I started my marketing career in 2012 when I made greeting cards together with my brother and sold them online.
Back then, my brother had co-opted me to help him. He was the artist who came up with the great designs, and I was supposed to be the business head to help him in that mission.
His logic was that because I had read all these marketing and business books, played around with a few blogs, so I was qualified to help him out.
He gave me about 50% of the shares in the company and I moved to London to work with him on it.
We argued constantly. I couldn’t find a way to add much value to his business and in 8 months I gave him back his shares in the company.
I was so frustrated. I blamed him for it, but largely because I was embarrassed in myself. I thought I knew what I was doing because I had read about it. Not because I had experienced it.
I then moved through a series of marketing positions in-house until I started working for myself as a freelancer in 2017.
Along the way, I never really bothered creating a portfolio.
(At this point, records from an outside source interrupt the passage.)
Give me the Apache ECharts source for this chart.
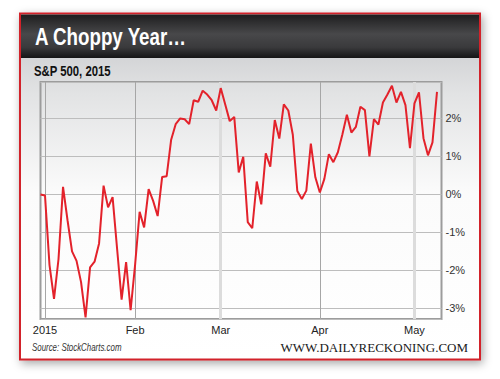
<!DOCTYPE html>
<html>
<head>
<meta charset="utf-8">
<style>
  html, body { margin: 0; padding: 0; background: #ffffff; }
  #chart { width: 500px; height: 379px; }
</style>
<script src="https://cdn.jsdelivr.net/npm/echarts@6/dist/echarts.min.js"></script>
</head>
<body>
<div id="chart"></div>
<script>
// Trading days (MM-DD), starting with the 2014-12-31 base close
const dates = [
  '12-31',
  '01-02','01-05','01-06','01-07','01-08','01-09','01-12','01-13','01-14','01-15','01-16',
  '01-20','01-21','01-22','01-23','01-26','01-27','01-28','01-29','01-30',
  '02-02','02-03','02-04','02-05','02-06','02-09','02-10','02-11','02-12','02-13',
  '02-17','02-18','02-19','02-20','02-23','02-24','02-25','02-26','02-27',
  '03-02','03-03','03-04','03-05','03-06','03-09','03-10','03-11','03-12','03-13',
  '03-16','03-17','03-18','03-19','03-20','03-23','03-24','03-25','03-26','03-27','03-30','03-31',
  '04-01','04-02','04-06','04-07','04-08','04-09','04-10','04-13','04-14','04-15','04-16','04-17',
  '04-20','04-21','04-22','04-23','04-24','04-27','04-28','04-29','04-30',
  '05-01','05-04','05-05','05-06','05-07','05-08',
  '05-11'
];

// S&P 500 year-to-date change, %
const ytdChange = [
  0,
  -0.03, -1.86, -2.75, -1.70, 0.20, -0.68, -1.50, -1.75, -2.31, -3.24, -1.92,
  -1.77, -1.29, 0.23, -0.34, -0.07, -1.43, -2.77, -1.78, -3.05,
  -1.85, -0.46, -0.87, 0.14, -0.17, -0.57, 0.46, 0.48, 1.44, 1.85,
  2.00, 1.98, 1.85, 2.48, 2.44, 2.73, 2.63, 2.48, 2.21,
  2.80, 2.37, 1.93, 2.04, 0.58, 0.99, -0.73, -0.89, 0.34, -0.26,
  1.08, 0.73, 1.96, 1.47, 2.37, 2.21, 1.57, 0.09, -0.12, 0.10, 1.34, 0.45,
  0.05, 0.41, 1.06, 0.85, 1.11, 1.58, 2.10, 1.63, 1.78, 2.31, 2.22, 1.00,
  1.98, 1.84, 2.42, 2.63, 2.86, 2.42, 2.70, 2.35, 1.22,
  2.40, 2.69, 1.48, 1.03, 1.37, 2.70
];

// X tick positions and their labels
const xTickDates = ['01-02', '02-02', '03-02', '04-01', '05-01'];
const xTickLabels = ['2015', 'Feb', 'Mar', 'Apr', 'May'];

// Y axis range (percent)
const yMin = -3.28;
const yMax = 2.96;

const SANS = '"Liberation Sans", Arial, Helvetica, sans-serif';

const chart = echarts.init(document.getElementById('chart'), null, { renderer: 'svg' });

const vLineStyles = [
  { color: '#a6a6a6', width: 1 },
  { color: '#a6a6a6', width: 1 },
  { color: '#dcdcdc', width: 3 },
  { color: '#a6a6a6', width: 1 },
  { color: '#dcdcdc', width: 3 }
];

function narrowText(x, y, text, font, fill, scale) {
  return {
    type: 'text', z: 10, silent: true,
    x: x, y: y, scaleX: scale, scaleY: 1,
    style: { x: 0, y: 0, text: text, font: font, fill: fill, textVerticalAlign: 'middle' }
  };
}

const option = {
  animation: false,
  graphic: [
    // card with shadow and red border
    {
      type: 'rect', z: -10, silent: true,
      shape: { x: 20, y: 13.5, width: 460, height: 346 },
      style: {
        fill: '#ffffff', stroke: '#d2232b', lineWidth: 2,
        shadowBlur: 10, shadowColor: 'rgba(0,0,0,0.35)', shadowOffsetX: 2, shadowOffsetY: 3
      }
    },
    // body gradient
    {
      type: 'rect', z: -9, silent: true,
      shape: { x: 21, y: 58, width: 458, height: 300 },
      style: {
        fill: new echarts.graphic.LinearGradient(0, 0, 0, 1, [
          { offset: 0, color: '#d4d5d7' },
          { offset: 0.12, color: '#e2e3e4' },
          { offset: 0.45, color: '#fbfbfb' },
          { offset: 1, color: '#ffffff' }
        ])
      }
    },
    // title bar
    {
      type: 'rect', z: -8, silent: true,
      shape: { x: 21, y: 14.5, width: 458, height: 43.5 },
      style: {
        fill: new echarts.graphic.LinearGradient(0, 0, 0, 1, [
          { offset: 0, color: '#1e1e1f' },
          { offset: 0.45, color: '#48484a' },
          { offset: 0.75, color: '#3a3a3c' },
          { offset: 1, color: '#151516' }
        ])
      }
    },
    narrowText(35, 37, 'A Choppy Year\u2026', 'bold 23px ' + SANS, '#ffffff', 0.815),
    narrowText(34, 71.5, 'S&P 500, 2015', 'bold 14px ' + SANS, '#111111', 0.81),
    narrowText(32, 348, 'Source: StockCharts.com', 'italic 10px ' + SANS, '#333333', 0.79),
    {
      type: 'text', z: 10, silent: true,
      style: {
        x: 468, y: 347, text: 'WWW.DAILYRECKONING.COM',
        font: '13px "Liberation Serif", "Times New Roman", serif', fill: '#1a1a1a',
        textAlign: 'right', textVerticalAlign: 'middle'
      }
    }
  ],
  grid: {
    left: 40.5, right: 58.5, top: 82, bottom: 60,
    show: true, borderColor: '#9c9c9c', borderWidth: 2, backgroundColor: 'transparent'
  },
  xAxis: {
    type: 'category',
    data: dates,
    boundaryGap: false,
    axisLine: { show: false },
    axisTick: { show: false },
    splitLine: { show: false },
    axisLabel: {
      interval: function (idx, val) { return xTickDates.indexOf(val) >= 0; },
      formatter: function (val) {
        const i = xTickDates.indexOf(val);
        return i >= 0 ? xTickLabels[i] : '';
      },
      color: '#222222', fontSize: 11, fontFamily: SANS, margin: 5
    }
  },
  yAxis: {
    type: 'value',
    position: 'right',
    min: yMin, max: yMax,
    axisLine: { show: false },
    axisTick: { show: false },
    splitLine: { show: true, lineStyle: { color: '#bdbdbd', width: 1 } },
    axisLabel: {
      showMinLabel: false, showMaxLabel: false,
      formatter: function (v) { return v + '%'; },
      color: '#333333', fontSize: 11, fontFamily: SANS, margin: 4
    }
  },
  series: [
    {
      type: 'line', z: 1, data: [], silent: true,
      markLine: {
        silent: true, symbol: 'none', animation: false,
        label: { show: false },
        data: xTickDates.map(function (d, i) {
          return { xAxis: d, lineStyle: { color: vLineStyles[i].color, width: vLineStyles[i].width, type: 'solid' } };
        })
      }
    },
    {
      type: 'line', z: 5,
      data: ytdChange,
      symbol: 'none',
      lineStyle: { color: '#e3222b', width: 2 },
      silent: true
    }
  ]
};

chart.setOption(option);
</script>
</body>
</html>
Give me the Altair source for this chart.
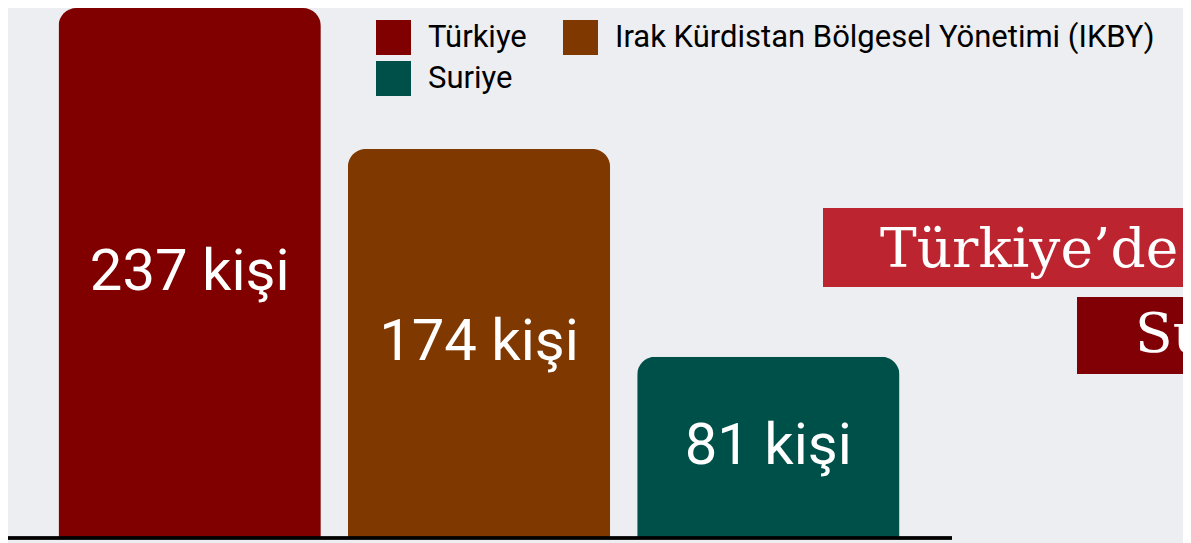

I figured I’d wait until I had some bigger results to show for my work.
I had wins, sure, but nothing that really stood out to me is groundbreaking to turn into a case study for example.
Improvements were too incremental to turn into a formal case study.
But this year, I decided to change this and finally build a portfolio of work to attract better clients.
Thankfully, I re-read a book by Austin Kleon called Show Your Work which teaches that you should show the work that you were doing in progress.
It sunk in this time: I should’ve started with what I didn’t know and journaled my progress to learning how to do it, all along.
I didn’t need to work until I had completed a massive campaign successfully in order to build my portfolio.
Every question or issue in marketing that I needed to solve could have been turned into a blog post that was updated over time.
I could’ve shared references on books that I read to try and work out the problem. I could’ve charted my progress over time.
And by showing the numbers, naturally create case studies and other content from my progress.
Better yet, journaling my progress helps capture the incremental wins and learnings along the way. I don’t have to wait for the windfall result.
Looking back, I spent too much time following the motions. I could have been journaling: documenting my assumptions, testing techniques, and charting my results.
Now I document my process on my blog, starting from what I don’t know how to do well.
If anything, it’s given me more freedom to write and talk about things, because I don’t need to be an expert already.
And I find the responses have been quite positive.
People seem to find the work to be far more authentic when you chart your progress and what you learned about the topic at hand.
Maybe it’s something to do with seeing how much work has gone into learning a particular skill. People can see all the videos watched, blogs and books read, and tests, wins, and losses along the way.
Thankfully, now I have almost too much work to share.